1261, 1263, 1265, 1268 гг.
Между тем среди мусульманских государств, угрожавших христианам, все более стало выделяться египетское государство мамелюков. Его подлинным основателем был султан Бибарс, оспаривавший славу Саладина. Раб, купленный на берегах Окса, хитрый и безжалостный, он среди партий и интриг изучил все, что нужно знать, чтобы царствовать среди варваров. Все силы своей новой державы он направил на уничтожение остатков христианских колоний. Начав с взятия Назарета и сожжения церкви Божьей Матери, затем он устремился в Кесарию, все население которой было предано смерти или рабству, и на Арсуф, который был обращен в развалины. Совершив паломничество в Иерусалим, чтобы призвать себе на помощь Мухаммеда, Бибарс овладел городом Сафедом на самой высокой горе Галилеи и вырезал защищавших его тамплиеров, хотя те сдались на капитуляцию. Вскоре и Яффа, укрепленная Людовиком IX, оказалась в руках неумолимого врага христиан, перебившего ее жителей и предавшего город пламени. Самым же великим бедствием для наследников крестоносцев было падение Антиохии – города, стоившего стольких страданий и крови товарищам Готфрида Бульонского. Печальнее всего, что современные историки не упоминают ни об одной битве, данной христианами; казалось, каждый город, словно обреченный на казнь, покорно ждал наступления своего последнего часа. Если в предшествующие века подобные бедствия воспламенили бы весь Запад, то теперь воинственный энтузиазм, совершивший в прошлом столько чудес, казалось, перешел на сторону мусульман. Характерно, что Западная Европа почти не заметила одного факта, недавно почти немыслимого: Латинская империя вдруг перестала существовать, и Константинополь снова вернулся под власть греков; произошло это настолько тихо и незаметно, что остались неизвестными обстоятельства, связанные с падением империи латинян.
1261 г.
Низвергнутый император Балдуин и многочисленные ходоки из Сирии и Палестины, собирая милостыню в Европе, тщетно умоляли о помощи; хотя в нескольких государствах и попробовали проповедовать новый поход, на этот раз никто не принял Креста. На священную войну теперь смотрели как на роковое несчастье; кафедры, с которых раньше столь активно призывали к действию, хранили унылое молчание, а иной раз можно даже было услышать или прочитать нечто, сильно смахивающее на кощунство. Так, один поэт, описав бедствия Святой земли, закончил восклицанием: «Безумен тот, кто пожелал бы вступить в борьбу с сарацинами, когда сам Иисус Христос оставляет их в покое, допуская торжествовать одновременно и над франками, и над татарами, и над народами Армении, и над народами Персии. Всякий день христиане подвергаются новым унижениям, потому что Он спит, этот Бог, свойством которого было бодрствование, между тем как Магомет является во всей своей силе и ведет вперед свирепого Бибарса».
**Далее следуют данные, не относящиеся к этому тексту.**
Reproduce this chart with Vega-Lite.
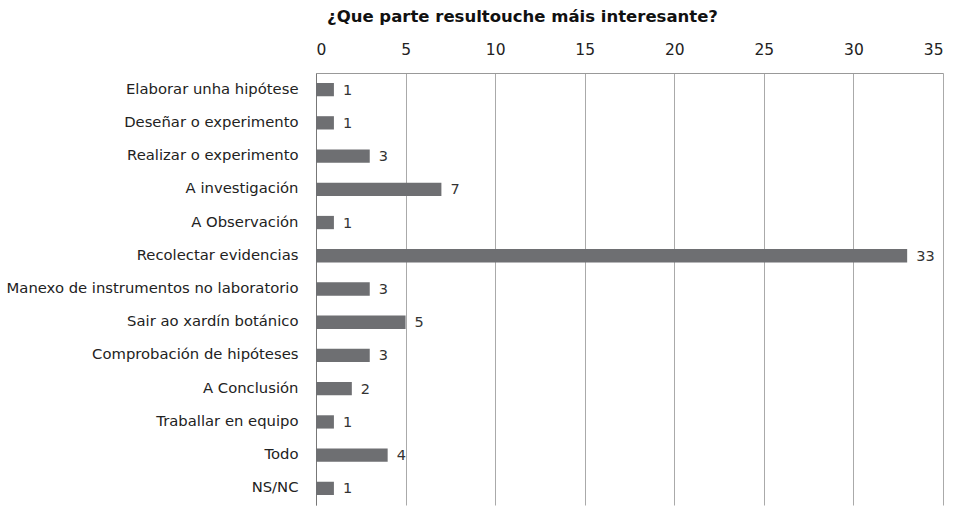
{
  "$schema": "https://vega.github.io/schema/vega-lite/v6.json",
  "autosize": {"type": "none"},
  "padding": {"left": 316, "top": 73, "right": 17, "bottom": 1},
  "width": 627,
  "height": 432,
  "background": "white",
  "title": {
    "text": "¿Que parte resultouche máis interesante?",
    "font": "DejaVu Sans",
    "fontSize": 16.5,
    "fontWeight": "bold",
    "color": "#111111",
    "anchor": "middle",
    "dx": -107,
    "offset": 17
  },
  "data": {
    "values": [
      {"parte": "Elaborar unha hipótese", "n": 1},
      {"parte": "Deseñar o experimento", "n": 1},
      {"parte": "Realizar o experimento", "n": 3},
      {"parte": "A investigación", "n": 7},
      {"parte": "A Observación", "n": 1},
      {"parte": "Recolectar evidencias", "n": 33},
      {"parte": "Manexo de instrumentos no laboratorio", "n": 3},
      {"parte": "Sair ao xardín botánico", "n": 5},
      {"parte": "Comprobación de hipóteses", "n": 3},
      {"parte": "A Conclusión", "n": 2},
      {"parte": "Traballar en equipo", "n": 1},
      {"parte": "Todo", "n": 4},
      {"parte": "NS/NC", "n": 1}
    ]
  },
  "config": {
    "view": {"stroke": null},
    "font": "DejaVu Sans"
  },
  "encoding": {
    "y": {
      "field": "parte",
      "type": "nominal",
      "sort": null,
      "scale": {"paddingInner": 0.6, "paddingOuter": 0.3},
      "axis": {
        "title": null,
        "ticks": false,
        "domain": true,
        "domainColor": "#777777",
        "labelFont": "DejaVu Sans",
        "labelFontSize": 14.8,
        "labelColor": "#222222",
        "labelPadding": 18,
        "labelLimit": 400
      }
    },
    "x": {
      "field": "n",
      "type": "quantitative",
      "scale": {"domain": [0, 35], "nice": false},
      "axis": {
        "orient": "top",
        "title": null,
        "values": [0, 5, 10, 15, 20, 25, 30, 35],
        "ticks": false,
        "domain": true,
        "domainColor": "#999999",
        "grid": true,
        "gridColor": "#aaaaaa",
        "gridWidth": 1,
        "labelFont": "DejaVu Sans",
        "labelFontSize": 15.5,
        "labelColor": "#222222",
        "labelPadding": 16
      }
    }
  },
  "layer": [
    {"mark": {"type": "bar", "color": "#6e6f72"}},
    {
      "mark": {"type": "text", "align": "left", "dx": 9, "dy": 1, "fontSize": 14.5, "color": "#333333", "font": "DejaVu Sans"},
      "encoding": {"text": {"field": "n", "type": "quantitative"}}
    }
  ]
}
Среди всех смут в Европе, раздираемой разнородной борьбой, один лишь Людовик IX продолжал думать об участи христианских колоний на Востоке. Само воспоминание о несчастьях, вынесенных им во имя достояния Иисуса Христа, привлекало благочестивого короля к тому делу, от которого все отступились. Даже папа Климент IX, к которому прежде всего обратился Людовик, долго колебался, прежде чем дал ему благословение.